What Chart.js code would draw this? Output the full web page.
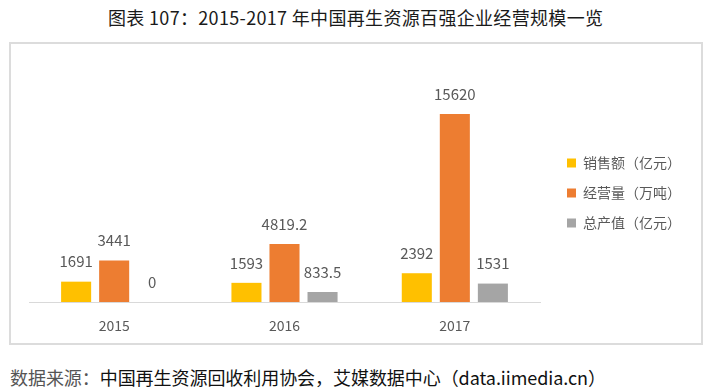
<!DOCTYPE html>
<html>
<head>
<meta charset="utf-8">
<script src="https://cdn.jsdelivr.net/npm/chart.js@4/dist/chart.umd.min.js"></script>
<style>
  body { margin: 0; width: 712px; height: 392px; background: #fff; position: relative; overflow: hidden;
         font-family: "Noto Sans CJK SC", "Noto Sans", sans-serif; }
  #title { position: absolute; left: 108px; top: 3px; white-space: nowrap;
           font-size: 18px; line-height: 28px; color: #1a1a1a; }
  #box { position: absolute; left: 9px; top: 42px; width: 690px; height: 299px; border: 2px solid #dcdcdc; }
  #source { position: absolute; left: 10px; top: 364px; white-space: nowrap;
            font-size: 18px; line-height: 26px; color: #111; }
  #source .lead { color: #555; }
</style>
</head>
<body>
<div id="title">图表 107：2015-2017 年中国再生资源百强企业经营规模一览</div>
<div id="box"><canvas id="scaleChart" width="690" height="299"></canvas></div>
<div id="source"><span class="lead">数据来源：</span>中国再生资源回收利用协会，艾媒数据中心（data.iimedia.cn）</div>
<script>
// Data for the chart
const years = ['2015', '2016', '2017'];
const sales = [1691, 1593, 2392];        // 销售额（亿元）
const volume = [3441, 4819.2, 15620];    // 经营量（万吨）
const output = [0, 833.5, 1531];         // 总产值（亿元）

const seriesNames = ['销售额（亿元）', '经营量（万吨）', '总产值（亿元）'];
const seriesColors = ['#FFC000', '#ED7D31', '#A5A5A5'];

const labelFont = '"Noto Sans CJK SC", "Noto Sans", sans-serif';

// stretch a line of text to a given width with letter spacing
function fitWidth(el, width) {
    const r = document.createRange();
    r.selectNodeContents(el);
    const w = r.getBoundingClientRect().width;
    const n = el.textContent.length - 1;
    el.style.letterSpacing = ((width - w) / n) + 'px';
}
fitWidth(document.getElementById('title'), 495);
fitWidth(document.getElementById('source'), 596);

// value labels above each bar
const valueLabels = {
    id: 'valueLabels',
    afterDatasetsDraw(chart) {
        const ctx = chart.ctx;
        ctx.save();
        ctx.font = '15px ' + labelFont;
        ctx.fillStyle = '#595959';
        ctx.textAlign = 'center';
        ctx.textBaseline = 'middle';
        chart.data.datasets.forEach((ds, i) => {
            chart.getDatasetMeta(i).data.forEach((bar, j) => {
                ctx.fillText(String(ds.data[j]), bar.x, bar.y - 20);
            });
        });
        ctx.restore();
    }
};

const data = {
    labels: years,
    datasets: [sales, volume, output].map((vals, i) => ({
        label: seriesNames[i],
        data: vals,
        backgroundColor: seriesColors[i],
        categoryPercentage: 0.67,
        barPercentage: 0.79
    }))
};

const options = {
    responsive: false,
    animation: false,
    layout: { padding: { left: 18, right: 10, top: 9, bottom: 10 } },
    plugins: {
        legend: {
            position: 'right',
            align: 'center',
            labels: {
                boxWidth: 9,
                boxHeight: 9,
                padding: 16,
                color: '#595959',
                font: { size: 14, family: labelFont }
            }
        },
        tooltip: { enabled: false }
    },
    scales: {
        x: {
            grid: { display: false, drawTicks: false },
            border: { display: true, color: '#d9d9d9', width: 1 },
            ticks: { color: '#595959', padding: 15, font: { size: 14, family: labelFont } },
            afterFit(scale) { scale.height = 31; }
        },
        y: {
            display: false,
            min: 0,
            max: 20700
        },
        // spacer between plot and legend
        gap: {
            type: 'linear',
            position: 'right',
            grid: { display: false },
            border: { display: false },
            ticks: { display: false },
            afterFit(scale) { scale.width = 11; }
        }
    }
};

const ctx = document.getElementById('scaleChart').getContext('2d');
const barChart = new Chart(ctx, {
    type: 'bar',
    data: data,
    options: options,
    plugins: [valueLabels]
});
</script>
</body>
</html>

+++

Your instructions:
Set down all the data again exactly as above, pictures excluded.

Result:
What Chart.js code would draw this? Output the full web page.
<!DOCTYPE html>
<html>
<head>
<meta charset="utf-8">
<script src="https://cdn.jsdelivr.net/npm/chart.js@4/dist/chart.umd.min.js"></script>
<style>
  body { margin: 0; width: 712px; height: 392px; background: #fff; position: relative; overflow: hidden;
         font-family: "Noto Sans CJK SC", "Noto Sans", sans-serif; }
  #title { position: absolute; left: 108px; top: 3px; white-space: nowrap;
           font-size: 18px; line-height: 28px; color: #1a1a1a; }
  #box { position: absolute; left: 9px; top: 42px; width: 690px; height: 299px; border: 2px solid #dcdcdc; }
  #source { position: absolute; left: 10px; top: 364px; white-space: nowrap;
            font-size: 18px; line-height: 26px; color: #111; }
  #source .lead { color: #555; }
</style>
</head>
<body>
<div id="title">图表 107：2015-2017 年中国再生资源百强企业经营规模一览</div>
<div id="box"><canvas id="scaleChart" width="690" height="299"></canvas></div>
<div id="source"><span class="lead">数据来源：</span>中国再生资源回收利用协会，艾媒数据中心（data.iimedia.cn）</div>
<script>
// Data for the chart
const years = ['2015', '2016', '2017'];
const sales = [1691, 1593, 2392];        // 销售额（亿元）
const volume = [3441, 4819.2, 15620];    // 经营量（万吨）
const output = [0, 833.5, 1531];         // 总产值（亿元）

const seriesNames = ['销售额（亿元）', '经营量（万吨）', '总产值（亿元）'];
const seriesColors = ['#FFC000', '#ED7D31', '#A5A5A5'];

const labelFont = '"Noto Sans CJK SC", "Noto Sans", sans-serif';

// stretch a line of text to a given width with letter spacing
function fitWidth(el, width) {
    const r = document.createRange();
    r.selectNodeContents(el);
    const w = r.getBoundingClientRect().width;
    const n = el.textContent.length - 1;
    el.style.letterSpacing = ((width - w) / n) + 'px';
}
fitWidth(document.getElementById('title'), 495);
fitWidth(document.getElementById('source'), 596);

// value labels above each bar
const valueLabels = {
    id: 'valueLabels',
    afterDatasetsDraw(chart) {
        const ctx = chart.ctx;
        ctx.save();
        ctx.font = '15px ' + labelFont;
        ctx.fillStyle = '#595959';
        ctx.textAlign = 'center';
        ctx.textBaseline = 'middle';
        chart.data.datasets.forEach((ds, i) => {
            chart.getDatasetMeta(i).data.forEach((bar, j) => {
                ctx.fillText(String(ds.data[j]), bar.x, bar.y - 20);
            });
        });
        ctx.restore();
    }
};

const data = {
    labels: years,
    datasets: [sales, volume, output].map((vals, i) => ({
        label: seriesNames[i],
        data: vals,
        backgroundColor: seriesColors[i],
        categoryPercentage: 0.67,
        barPercentage: 0.79
    }))
};

const options = {
    responsive: false,
    animation: false,
    layout: { padding: { left: 18, right: 10, top: 9, bottom: 10 } },
    plugins: {
        legend: {
            position: 'right',
            align: 'center',
            labels: {
                boxWidth: 9,
                boxHeight: 9,
                padding: 16,
                color: '#595959',
                font: { size: 14, family: labelFont }
            }
        },
        tooltip: { enabled: false }
    },
    scales: {
        x: {
            grid: { display: false, drawTicks: false },
            border: { display: true, color: '#d9d9d9', width: 1 },
            ticks: { color: '#595959', padding: 15, font: { size: 14, family: labelFont } },
            afterFit(scale) { scale.height = 31; }
        },
        y: {
            display: false,
            min: 0,
            max: 20700
        },
        // spacer between plot and legend
        gap: {
            type: 'linear',
            position: 'right',
            grid: { display: false },
            border: { display: false },
            ticks: { display: false },
            afterFit(scale) { scale.width = 11; }
        }
    }
};

const ctx = document.getElementById('scaleChart').getContext('2d');
const barChart = new Chart(ctx, {
    type: 'bar',
    data: data,
    options: options,
    plugins: [valueLabels]
});
</script>
</body>
</html>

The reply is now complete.